Statements (ii) and (iii) are similarly proved. □
Corollary 9
Assume
\(\boldsymbol{\mathcal{G}}\).
Let
\(\tilde{\mathbf{r}} = (r_{1}, \ldots , r_{n})\), \(\tilde{\mathbf{k}} = (k_{1}, \ldots , k_{n})\), \(\tilde{\mathbf{w}} = (w _{1}, \ldots , w_{m})\), and
\(\tilde{\mathbf{t}} = (t_{1}, \ldots , t _{n})\)be positive probability distributions.
If either
\(\delta \in [0, 1)\)and base if log is greater than 1, or
\(\delta >1\)and base if log is less than 1, then
$$ -\frac{1}{\sum_{s=1}^{n}r_{s}^{\delta }} \sum_{s=1}^{n}r_{s}^{\delta } \log (r_{s})-\boldsymbol{\mathcal{H}}_{\delta }(r) \geq \frac{1}{\sum_{s=1}^{m}w_{s}^{\delta }}{\sum_{s=1}^{m}w_{s}^{\delta }} \log (w_{s}) -\frac{\sum_{s=1}^{m}w_{s}^{\delta }}{\sum_{s=1}^{n}r_{s}^{\delta }}\boldsymbol{\mathcal{H}}_{\delta }(w). $$
(58)
The inequality in (58) is reversed if either
\(\delta \in [0, 1)\)and base if log is less than 1, or
\(\delta > 1\)and the base of log is greater than 1.
Proof
Proof is similar to Corollary 8 □
Zipf–Mandelbrot law
In [14] the authors gave some contribution in analyzing the Zipf–Mandelbrot law which is defined as follows:
Definition 6
The Zipf–Mandelbrot law is a discrete probability distribution depending on three parameters: \(\mathcal{N} \in \{1, 2, \ldots , \}\), \(\phi \in [0, \infty )\), and \(t > 0\), and is defined by
$$\begin{aligned} f(s; \mathcal{N}, \phi , t) : = \frac{1}{(s + \phi )^{t}\boldsymbol{\mathcal{H}}_{\mathcal{N}, \phi , t}}, \quad s = 1, \ldots , \mathcal{N}, \end{aligned}$$
where
$$\begin{aligned} \boldsymbol{\mathcal{H}}_{\mathcal{N}, \phi , t} = \sum_{\nu =1}^{\mathcal{N}} \frac{1}{(\nu + \phi )^{t}}. \end{aligned}$$
For all values of \(\mathcal{N}\), if the total mass of the law is taken, then for \(0 \leq \phi \), \(1< t\), \(s \in \mathcal{N}\), the density function of the Zipf–Mandelbrot law becomes
$$\begin{aligned} f(s; \phi , t) = \frac{1}{(s + \phi )^{t}\boldsymbol{\mathcal{H}}_{ \phi , t}}, \end{aligned}$$
where
$$\begin{aligned} \boldsymbol{\mathcal{H}}_{\phi , t} = \sum_{\nu =1}^{\infty } \frac{1}{( \nu + \phi )^{t}}. \end{aligned}$$
For \(\phi = 0\), the Zipf–Mandelbrot law becomes Zipf’s law.
Conclusion 1
Assume \(\boldsymbol{\mathcal{G}}\).
Let \(\tilde{\mathbf{r}}\) and \(\tilde{\mathbf{w}}\) be the Zipf–Mandelbrot laws.
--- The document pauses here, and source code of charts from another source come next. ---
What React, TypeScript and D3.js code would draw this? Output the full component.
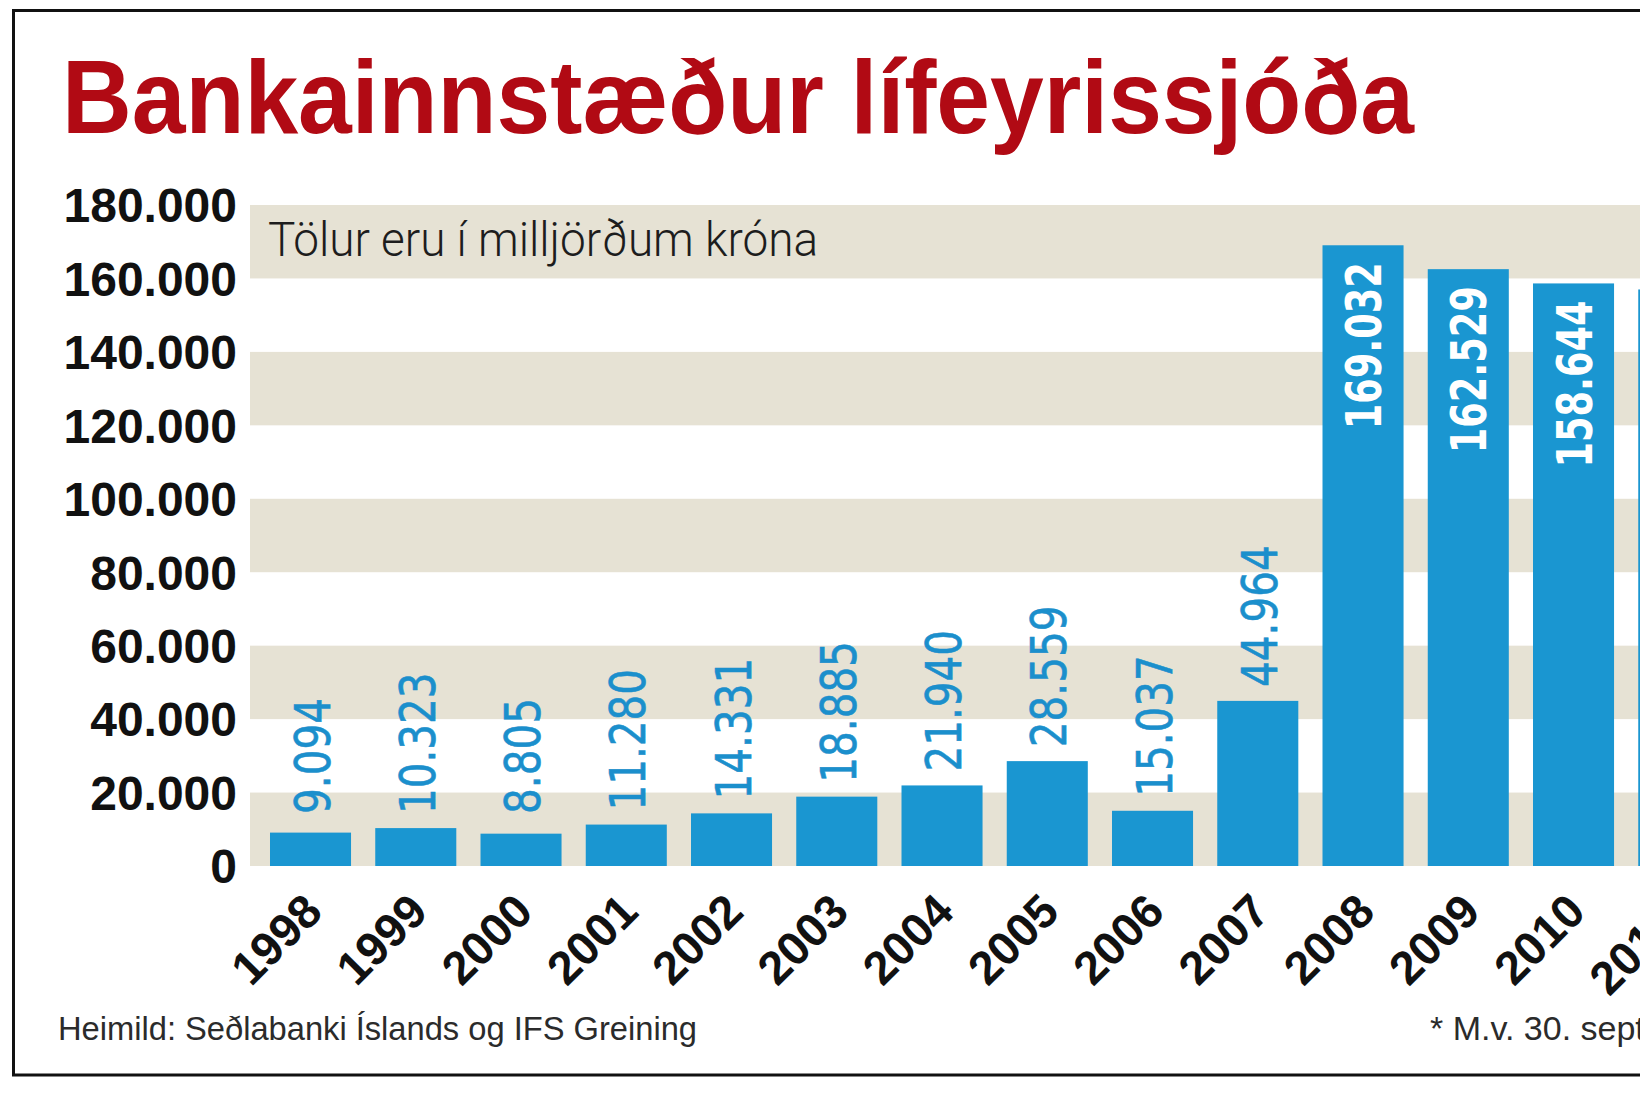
import React from 'react';
import * as d3 from 'd3';

const years = ['1998', '1999', '2000', '2001', '2002', '2003', '2004', '2005', '2006', '2007', '2008', '2009', '2010', '2011*'];
const values = [9094, 10323, 8805, 11280, 14331, 18885, 21940, 28559, 15037, 44964, 169032, 162529, 158644, 157000];
const yTicks = [0, 20000, 40000, 60000, 80000, 100000, 120000, 140000, 160000, 180000];
const titleText = 'Bankainnstæður lífeyrissjóða';
const subtitleText = 'Tölur eru í milljörðum króna';
const sourceText = 'Heimild: Seðlabanki Íslands og IFS Greining';
const noteText = '* M.v. 30. september 2011';

const W = 1640;
const H = 1093;
const plotLeft = 250;
const plotRight = 1739.3;
const plotTop = 205;
const plotBottom = 866;

const BAR = '#1a96d1';
const LABEL_BLUE = '#1b8fcc';
const BAND = '#e6e2d4';
const RED = '#b10a14';

const isLocale = d3.formatLocale({ decimal: ',', thousands: '.', grouping: [3], currency: ['', ''] });
const fmt = isLocale.format(',');

export default function App() {
  const x = d3.scaleBand<string>().domain(years).range([plotLeft, plotRight]).paddingInner(0.23).paddingOuter(0.19);
  const y = d3.scaleLinear().domain([0, 180000]).range([plotBottom, plotTop]);

  const labelLen = (s: string) => {
    const digits = s.replace(/[^0-9]/g, '').length;
    const dots = s.length - digits;
    return digits * 25.5 + dots * 14;
  };

  const bands = yTicks.slice(0, -1).filter((_, i) => i % 2 === 0);

  return (
    <div style={{ position: 'absolute', left: 0, top: 0, width: W, height: H, overflow: 'hidden', background: '#fff' }}>
      <svg width={W} height={H} style={{ display: 'block' }}>
        <rect x={0} y={0} width={W} height={H} fill="#fff" />
        {/* bands */}
        {bands.map((t) => (
          <rect key={'b' + t} x={plotLeft} y={y(t + 20000)} width={W - plotLeft} height={y(t) - y(t + 20000)} fill={BAND} />
        ))}
        {/* title */}
        <text x={62} y={133} fontFamily="'Liberation Sans', Arial, sans-serif" fontWeight={700} fontSize={104}
          fill={RED} textLength={1352} lengthAdjust="spacingAndGlyphs">{titleText}</text>
        {/* subtitle */}
        <text x={268} y={256} fontFamily="Roboto, 'Liberation Sans', sans-serif" fontWeight={300} fontSize={48}
          fill="#1d1d1d" textLength={550} lengthAdjust="spacingAndGlyphs">{subtitleText}</text>
        {/* y axis labels */}
        {yTicks.map((t) => (
          <text key={'y' + t} x={237} y={y(t)} dy="0.36em" textAnchor="end"
            fontFamily="'Liberation Sans', Arial, sans-serif" fontWeight={700} fontSize={48} fill="#111">{fmt(t)}</text>
        ))}
        {/* bars */}
        {years.map((yr, i) => (
          <rect key={'r' + yr} x={x(yr)} y={y(values[i])} width={x.bandwidth()} height={plotBottom - y(values[i])} fill={BAR} />
        ))}
        {/* value labels */}
        {years.map((yr, i) => {
          const cx = (x(yr) as number) + x.bandwidth() / 2;
          const top = y(values[i]);
          const s = fmt(values[i]);
          const inside = values[i] > 100000;
          if (inside) {
            const ty = top + 17;
            return (
              <text key={'v' + yr} x={cx} y={ty} transform={`rotate(-90 ${cx} ${ty})`} textAnchor="end" dy="0.36em"
                fontFamily="'DejaVu Sans', sans-serif" fontWeight={700} fontSize={50} fill="#fff"
                textLength={labelLen(s)} lengthAdjust="spacingAndGlyphs">{s}</text>
            );
          }
          const ty = Math.min(top - 14, 814);
          const lx = cx + 1;
          return (
            <text key={'v' + yr} x={lx} y={ty} transform={`rotate(-90 ${lx} ${ty})`} textAnchor="start" dy="0.36em"
              fontFamily="'DejaVu Sans', sans-serif" fontWeight={400} fontSize={50} fill={LABEL_BLUE}
              stroke={LABEL_BLUE} strokeWidth={0.6}
              textLength={labelLen(s)} lengthAdjust="spacingAndGlyphs">{s}</text>
          );
        })}
        {/* year labels */}
        {years.map((yr) => {
          const px = (x(yr) as number) + x.bandwidth() / 2 + 14;
          const py = plotBottom + 48;
          return (
            <text key={'x' + yr} x={px} y={py} transform={`rotate(-45 ${px} ${py})`} textAnchor="end"
              fontFamily="'Liberation Sans', Arial, sans-serif" fontWeight={700} fontSize={47} fill="#111"
              textLength={yr.length === 4 ? 104 : 118} lengthAdjust="spacingAndGlyphs">{yr}</text>
          );
        })}
        {/* footer */}
        <text x={58} y={1040} fontFamily="'Liberation Sans', Arial, sans-serif" fontSize={34} fill="#2b2b2b"
          textLength={639} lengthAdjust="spacingAndGlyphs">{sourceText}</text>
        <text x={1430} y={1040} fontFamily="'Liberation Sans', Arial, sans-serif" fontSize={34} fill="#2b2b2b">{noteText}</text>
        {/* border */}
        <rect x={13.5} y={10.5} width={1700} height={1064.5} fill="none" stroke="#111" strokeWidth={3} />
      </svg>
    </div>
  );
}
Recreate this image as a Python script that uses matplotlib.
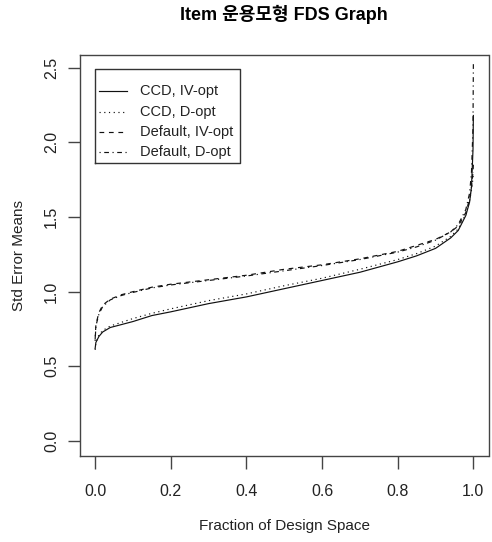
import matplotlib
matplotlib.use("Agg")
import matplotlib.pyplot as plt

plt.rcParams['font.family'] = ['Liberation Sans', 'Noto Sans CJK KR', 'DejaVu Sans']

# fraction of design space grid (shared by all curves)
frac = [0, 0.002, 0.01, 0.02, 0.04, 0.07, 0.1, 0.15, 0.2, 0.3, 0.4, 0.5,
        0.6, 0.7, 0.8, 0.85, 0.9, 0.94, 0.96, 0.98, 0.99, 0.995, 0.999, 1.0]

ccd_iv = [0.62, 0.66, 0.70, 0.73, 0.76, 0.78, 0.80, 0.84, 0.865, 0.92, 0.965, 1.02,
          1.075, 1.13, 1.20, 1.24, 1.29, 1.36, 1.41, 1.51, 1.60, 1.70, 1.95, 2.18]
ccd_d = [0.61, 0.66, 0.71, 0.74, 0.77, 0.795, 0.82, 0.855, 0.885, 0.94, 0.985, 1.04,
         1.09, 1.15, 1.215, 1.255, 1.305, 1.37, 1.42, 1.52, 1.61, 1.68, 1.76, 1.80]
def_iv = [0.68, 0.78, 0.86, 0.91, 0.95, 0.98, 1.00, 1.03, 1.05, 1.08, 1.11, 1.15,
          1.18, 1.22, 1.27, 1.31, 1.35, 1.40, 1.44, 1.53, 1.62, 1.70, 1.80, 1.85]
def_d = [0.67, 0.77, 0.85, 0.90, 0.945, 0.975, 0.995, 1.025, 1.045, 1.075, 1.105, 1.14,
         1.175, 1.215, 1.265, 1.30, 1.345, 1.40, 1.45, 1.55, 1.66, 1.80, 2.10, 2.53]

labels = ["CCD, IV-opt", "CCD, D-opt", "Default, IV-opt", "Default, D-opt"]
series = [ccd_iv, ccd_d, def_iv, def_d]
styles = ['-', (0, (1, 3)), (0, (4, 4)), (0, (1, 3, 4, 3))]

fig = plt.figure(figsize=(4.92, 5.42), dpi=100)
ax = fig.add_axes([80 / 492, 86 / 542, 408.5 / 492, 401 / 542])

for ys, ls in zip(series, styles):
    ax.plot(frac, ys, color='#111111', lw=0.85, linestyle=ls)

ax.set_xlim(-0.04, 1.04)
ax.set_ylim(-0.1005, 2.585)
ax.set_xticks([0, 0.2, 0.4, 0.6, 0.8, 1.0])
ax.set_xticklabels(["0.0", "0.2", "0.4", "0.6", "0.8", "1.0"])
ax.set_yticks([0, 0.5, 1.0, 1.5, 2.0, 2.5])
ax.set_yticklabels(["0.0", "0.5", "1.0", "1.5", "2.0", "2.5"], rotation=90, va='center')

for s in ax.spines.values():
    s.set_color('#444444')
    s.set_linewidth(1)
ax.tick_params(axis='both', length=9, width=1, color='#444444', labelsize=11.5, labelcolor='#222222')
ax.tick_params(axis='x', pad=11.5)
ax.tick_params(axis='y', pad=6)

ax.set_xlabel("Fraction of Design Space", fontsize=11, color='#222222', labelpad=14)
ax.set_ylabel("Std Error Means", fontsize=11, color='#222222', labelpad=13)
fig.text(284 / 492, 1 - 14 / 542, "Item 운용모형 FDS Graph", ha='center', va='center',
         fontsize=13, fontweight='bold')

# legend box, drawn the way R's legend() lays it out
bx0, bx1, by0, by1 = 0.0, 0.382, 1.862, 2.49
ax.plot([bx0, bx1, bx1, bx0, bx0], [by0, by0, by1, by1, by0], color='#333333', lw=1)
row_y = [2.346, 2.204, 2.07, 1.936]
for yy, ls, lab in zip(row_y, styles, labels):
    ax.plot([0.0098, 0.0837], [yy, yy], color='#111111', lw=0.85, linestyle=ls)
    ax.text(0.118, yy, lab, fontsize=10.5, va='center', ha='left', color='#222222')

fig.savefig("out.png", dpi=100)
By Corollary 8(iii). If \(\delta \in [0, 1)\) and base of log is greater than 1, then
$$\begin{aligned} \boldsymbol{\mathcal{S}} =&-\sum_{s=1}^{n} \frac{1}{(s+k)^{s}{\boldsymbol{\mathcal{H}}_{\mathcal{N}, k, v}}}\log \biggl(\frac{1}{(s+k)^{s}{\boldsymbol{\mathcal{H}}_{\mathcal{N}, k, v}}} \biggr)- \frac{1}{1 - \delta } \log \Biggl(\frac{1}{\boldsymbol{\mathcal{H}}_{\mathcal{N}, k, v}^{\delta }}\sum _{s=1}^{n}\frac{1}{(s + k)^{\delta s}} \Biggr) \\ \geq &\tilde{\boldsymbol{\mathcal{S}}}\\ =& -\sum_{s=1}^{m} \frac{1}{(s+w)^{s} {\boldsymbol{\mathcal{H}}_{\mathcal{N}, w, v}}}\log \biggl(\frac{1}{(s+w)^{s} {\boldsymbol{\mathcal{H}}_{\mathcal{N}, w, v}}} \biggr)- \frac{1}{1 - \delta } \log \Biggl(\frac{1}{\boldsymbol{\mathcal{H}}_{\mathcal{N}, w, v}^{ \delta }}\sum _{s=1}^{m}\frac{1}{(s + w)^{\delta s}} \Biggr). \end{aligned}$$
The inequality is reversed if base of log is less than 1.